# L'oiseau-Lyre so darn great perhaps one if not prime quality label beside hyperion!



## deprofundis (Apr 25, 2014)

*Ah... dear folks gentlemens, ladie's of class & distinction, i saluted you , here my statement, Gesualdo released on L.O is godlike one if not the best gesualdo album ever in the madrigals domain , look i know my stuff, i have zillion albums of gesualdo , even ''pizza compilation'' featuring him and other i.e(nordic voices) and i did not find better yet: The consort of Musicke lead by mister Anthony Rooley is fabuleous= fameux, formidable, innoubliable(this is what i would says in french, since a billingual french\english speaker.
*
Than there is the Josquin Desprez released connducted by brilliant Peter Davies & Thimothy Davies(i supposed brothers,obvieous.Josquin13 this one for you, you will drool like a pavlov dog, you know in your heart ,mind and sold you want this incredible, mind blowing Josquin rendition.

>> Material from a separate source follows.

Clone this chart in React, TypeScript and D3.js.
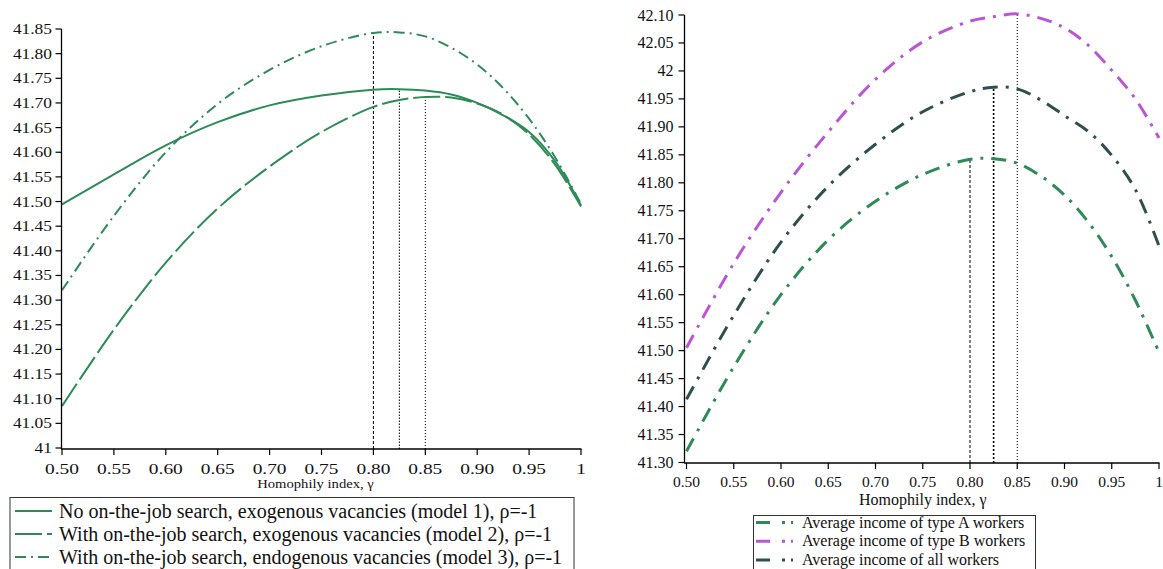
import React from 'react';
import * as d3 from 'd3';

// ---------- data ----------
const gammaGrid = [0.5, 0.55, 0.6, 0.65, 0.7, 0.75, 0.8, 0.825, 0.85, 0.875, 0.9, 0.925, 0.95, 0.975, 1.0];

// Left panel
const model1 = [41.494, 41.555, 41.614, 41.661, 41.695, 41.715, 41.727, 41.728, 41.725, 41.717, 41.700, 41.675, 41.641, 41.582, 41.492];
const model2 = [41.085, 41.240, 41.376, 41.486, 41.571, 41.641, 41.692, 41.706, 41.712, 41.711, 41.699, 41.676, 41.636, 41.575, 41.490];
const model3 = [41.320, 41.471, 41.600, 41.698, 41.767, 41.815, 41.842, 41.843, 41.835, 41.812, 41.778, 41.730, 41.668, 41.590, 41.495];

// Right panel
const incomeA = [41.320, 41.471, 41.600, 41.698, 41.767, 41.815, 41.842, 41.843, 41.835, 41.812, 41.778, 41.730, 41.668, 41.590, 41.497];
const incomeB = [41.505, 41.656, 41.783, 41.891, 41.985, 42.052, 42.089, 42.097, 42.102, 42.094, 42.077, 42.046, 42.001, 41.950, 41.880];
const incomeAll = [41.413, 41.563, 41.694, 41.794, 41.869, 41.927, 41.963, 41.971, 41.968, 41.948, 41.920, 41.892, 41.849, 41.788, 41.687];

const xTicks = [0.5, 0.55, 0.6, 0.65, 0.7, 0.75, 0.8, 0.85, 0.9, 0.95, 1];
const leftYTicks = [41, 41.05, 41.1, 41.15, 41.2, 41.25, 41.3, 41.35, 41.4, 41.45, 41.5, 41.55, 41.6, 41.65, 41.7, 41.75, 41.8, 41.85];
const rightYTicks = [41.3, 41.35, 41.4, 41.45, 41.5, 41.55, 41.6, 41.65, 41.7, 41.75, 41.8, 41.85, 41.9, 41.95, 42, 42.05, 42.1];

const axisTitle = 'Homophily index, \u03b3';
const leftLegend = [
  'No on-the-job search, exogenous vacancies (model 1), \u03c1=-1',
  'With on-the-job search, exogenous vacancies (model 2), \u03c1=-1',
  'With on-the-job search, endogenous vacancies (model 3), \u03c1=-1',
];
const rightLegend = [
  'Average income of type A workers',
  'Average income of type B workers',
  'Average income of all workers',
];

const refGammas = [0.8, 0.825, 0.85];

// ---------- styles ----------
const GREEN = '#2e8b57';
const PURPLE = '#ba55d3';
const DARK = '#2f4f4f';
const FONT = '"Liberation Serif", "Times New Roman", Times, serif';
const TS: React.CSSProperties = { fontFamily: FONT };

const fmt = (v: number) =>
  Math.abs(v - Math.round(v)) < 1e-9 ? String(Math.round(v)) : v.toFixed(2);

const valueAt = (arr: number[], g: number) => {
  const i = gammaGrid.findIndex((x) => Math.abs(x - g) < 1e-9);
  return arr[i];
};

export default function App() {
  // left scales
  const xL = d3.scaleLinear().domain([0.5, 1]).range([62, 581]);
  const yL = d3.scaleLinear().domain([41, 41.85]).range([448, 29]);
  // right scales
  const xR = d3.scaleLinear().domain([0.5, 1]).range([686.5, 1159]);
  const yR = d3.scaleLinear().domain([41.3, 42.1]).range([462.5, 15]);

  const lineL = d3
    .line<number>()
    .x((_, i) => xL(gammaGrid[i]))
    .y((d) => yL(d))
    .curve(d3.curveCatmullRom.alpha(0.5));
  const lineR = d3
    .line<number>()
    .x((_, i) => xR(gammaGrid[i]))
    .y((d) => yR(d))
    .curve(d3.curveCatmullRom.alpha(0.5));

  const leftSeries = [
    { data: model1, dash: undefined as string | undefined },
    { data: model2, dash: '27,5' },
    { data: model3, dash: '11,5,2,5' },
  ];
  const rightSeries = [
    { data: incomeA, color: GREEN },
    { data: incomeB, color: PURPLE },
    { data: incomeAll, color: DARK },
  ];

  const leftRefs = [
    { g: refGammas[0], top: valueAt(model3, refGammas[0]), dash: '3,2', w: 1 },
    { g: refGammas[1], top: valueAt(model1, refGammas[1]), dash: '1.5,1.5', w: 1 },
    { g: refGammas[2], top: valueAt(model2, refGammas[2]), dash: '1,2', w: 1 },
  ];
  const rightRefs = [
    { g: refGammas[0], top: valueAt(incomeA, refGammas[0]), dash: '3,2', w: 1 },
    { g: refGammas[1], top: valueAt(incomeAll, refGammas[1]), dash: '2,2', w: 1.6 },
    { g: refGammas[2], top: valueAt(incomeB, refGammas[2]), dash: '1,2', w: 1 },
  ];

  const LX_AXIS_Y = 449;
  const LY_AXIS_X = 61.5;
  const RX_AXIS_Y = 463;
  const RY_AXIS_X = 684.5;

  return (
    <svg
      width={1163}
      height={569}
      style={{ position: 'absolute', left: 0, top: 0, background: '#fff', fontFamily: FONT }}
    >
      <rect x={0} y={0} width={1163} height={569} fill="#fff" />

      {/* ================= LEFT PANEL ================= */}
      <g>
        {leftRefs.map((r, i) => (
          <line
            key={'lr' + i}
            x1={xL(r.g)}
            x2={xL(r.g)}
            y1={LX_AXIS_Y}
            y2={yL(r.top)}
            stroke="#000"
            strokeWidth={r.w}
            strokeDasharray={r.dash}
          />
        ))}
        {leftSeries.map((s, i) => (
          <path
            key={'ls' + i}
            d={lineL(s.data) || ''}
            fill="none"
            stroke={GREEN}
            strokeWidth={2}
            strokeDasharray={s.dash}
          />
        ))}
        <line x1={LY_AXIS_X} x2={LY_AXIS_X} y1={yL(41.85)} y2={LX_AXIS_Y + 0.5} stroke="#000" strokeWidth={1.3} />
        <line x1={LY_AXIS_X} x2={xL(1) + 0.5} y1={LX_AXIS_Y} y2={LX_AXIS_Y} stroke="#000" strokeWidth={1.3} />
        {leftYTicks.map((t) => (
          <g key={'lyt' + t}>
            <line x1={LY_AXIS_X - 6} x2={LY_AXIS_X} y1={yL(t)} y2={yL(t)} stroke="#000" strokeWidth={1.2} />
            <text
              transform={`translate(${LY_AXIS_X - 9.5},${yL(t) + 5}) scale(1.2,1)`}
              textAnchor="end"
              fontSize={14.5}
              fill="#111"
              style={TS}
            >
              {fmt(t)}
            </text>
          </g>
        ))}
        {xTicks.map((t) => (
          <g key={'lxt' + t}>
            <line x1={xL(t)} x2={xL(t)} y1={LX_AXIS_Y} y2={LX_AXIS_Y + 6} stroke="#000" strokeWidth={1.2} />
            <text
              transform={`translate(${xL(t)},${LX_AXIS_Y + 25}) scale(1.25,1)`}
              textAnchor="middle"
              fontSize={15.5}
              fill="#111"
              style={TS}
            >
              {fmt(t)}
            </text>
          </g>
        ))}
        <text
          transform={`translate(${(xL(0.5) + xL(1)) / 2 - 6},488) scale(1.22,1)`}
          textAnchor="middle"
          fontSize={12}
          fill="#111"
          style={TS}
        >
          {axisTitle}
        </text>

        {/* legend */}
        <rect x={10} y={497.5} width={564} height={90} fill="#fff" stroke="#333" strokeWidth={1} />
        {leftLegend.map((label, i) => {
          const yy = 511 + i * 23;
          return (
            <g key={'ll' + i}>
              <line
                x1={15}
                x2={52}
                y1={yy}
                y2={yy}
                stroke={GREEN}
                strokeWidth={2}
                strokeDasharray={leftSeries[i].dash}
              />
              <text x={59} y={yy + 7} fontSize={20} fill="#111" style={TS}>
                {label}
              </text>
            </g>
          );
        })}
      </g>

      {/* ================= RIGHT PANEL ================= */}
      <g>
        {rightRefs.map((r, i) => (
          <line
            key={'rr' + i}
            x1={xR(r.g)}
            x2={xR(r.g)}
            y1={RX_AXIS_Y}
            y2={yR(r.top)}
            stroke="#000"
            strokeWidth={r.w}
            strokeDasharray={r.dash}
          />
        ))}
        {rightSeries.map((s, i) => (
          <path
            key={'rs' + i}
            d={lineR(s.data) || ''}
            fill="none"
            stroke={s.color}
            strokeWidth={3}
            strokeDasharray="15,8,3,8"
          />
        ))}
        <line x1={RY_AXIS_X} x2={RY_AXIS_X} y1={yR(42.1)} y2={RX_AXIS_Y + 0.5} stroke="#000" strokeWidth={1.3} />
        <line x1={RY_AXIS_X} x2={xR(1) + 0.5} y1={RX_AXIS_Y} y2={RX_AXIS_Y} stroke="#000" strokeWidth={1.3} />
        {rightYTicks.map((t) => (
          <g key={'ryt' + t}>
            <line x1={RY_AXIS_X - 6} x2={RY_AXIS_X} y1={yR(t)} y2={yR(t)} stroke="#000" strokeWidth={1.2} />
            <text x={RY_AXIS_X - 11} y={yR(t) + 5.5} textAnchor="end" fontSize={16} fill="#111" style={TS}>
              {fmt(t)}
            </text>
          </g>
        ))}
        {xTicks.map((t) => (
          <g key={'rxt' + t}>
            <line x1={xR(t)} x2={xR(t)} y1={RX_AXIS_Y} y2={RX_AXIS_Y + 6} stroke="#000" strokeWidth={1.2} />
            <text x={xR(t)} y={RX_AXIS_Y + 24} textAnchor="middle" fontSize={15.5} fill="#111" style={TS}>
              {fmt(t)}
            </text>
          </g>
        ))}
        <text x={(xR(0.5) + xR(1)) / 2} y={505} textAnchor="middle" fontSize={16} fill="#111" style={TS}>
          {axisTitle}
        </text>

        {/* legend */}
        <rect x={753.5} y={515.5} width={282} height={80} fill="#fff" stroke="#333" strokeWidth={1} />
        {rightLegend.map((label, i) => {
          const yy = 522.5 + i * 18.8;
          return (
            <g key={'rl' + i}>
              <line
                x1={756}
                x2={794}
                y1={yy}
                y2={yy}
                stroke={rightSeries[i].color}
                strokeWidth={3}
                strokeDasharray="14,12,3,6,2"
              />
              <text x={802} y={yy + 5} fontSize={16} fill="#111" style={TS}>
                {label}
              </text>
            </g>
          );
        })}
      </g>
    </svg>
  );
}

_Isend Talk classical, friends , followers, groupies, fanboy from east to west, thus said Japan were the sun rise and america(this include north , midle and southern) a good sleep or wake up on the right foot , love you aall from Deprofundis and cheerish,love your comments and support in my post, cheers!_

:tiphat:


----------



## Manxfeeder (Oct 19, 2010)

A pizza compilation featuring Gesualdo?


----------



## deprofundis (Apr 25, 2014)

[A pizza compilation featuring Gesualdo?[/QUOTE][ Well yes in a way when a compagny does a compilation featuring cameo of gesualdo here and there like 1 or 2 songs , madrigal, making a compilation of renaissance finnest, is like making pizza, you get a glimpse of the skill of ensemble , i.e Nordic Voices & classical composer of choices and taste., dear *Manxfeeder* ,thanks for posting, your always welcome on my post , cheers & greetings


----------



## Mandryka (Feb 22, 2013)

I like Rooley too because it’s not too operatic, the word painting is quite subtle.


----------



## deprofundis (Apr 25, 2014)

Mandryka said:


> I like Rooley too because it's not too operatic, the word painting is quite subtle.


Excellent point, i fully agree to your statement Mandryka, great observation, sincered salutation & thanks

Merci Monsieur! et voila , honeurs & respect, vous connaissez bien la musique, un audiophile, voir un musicologue, un passioné, voir un chic type .


:tiphat:


----------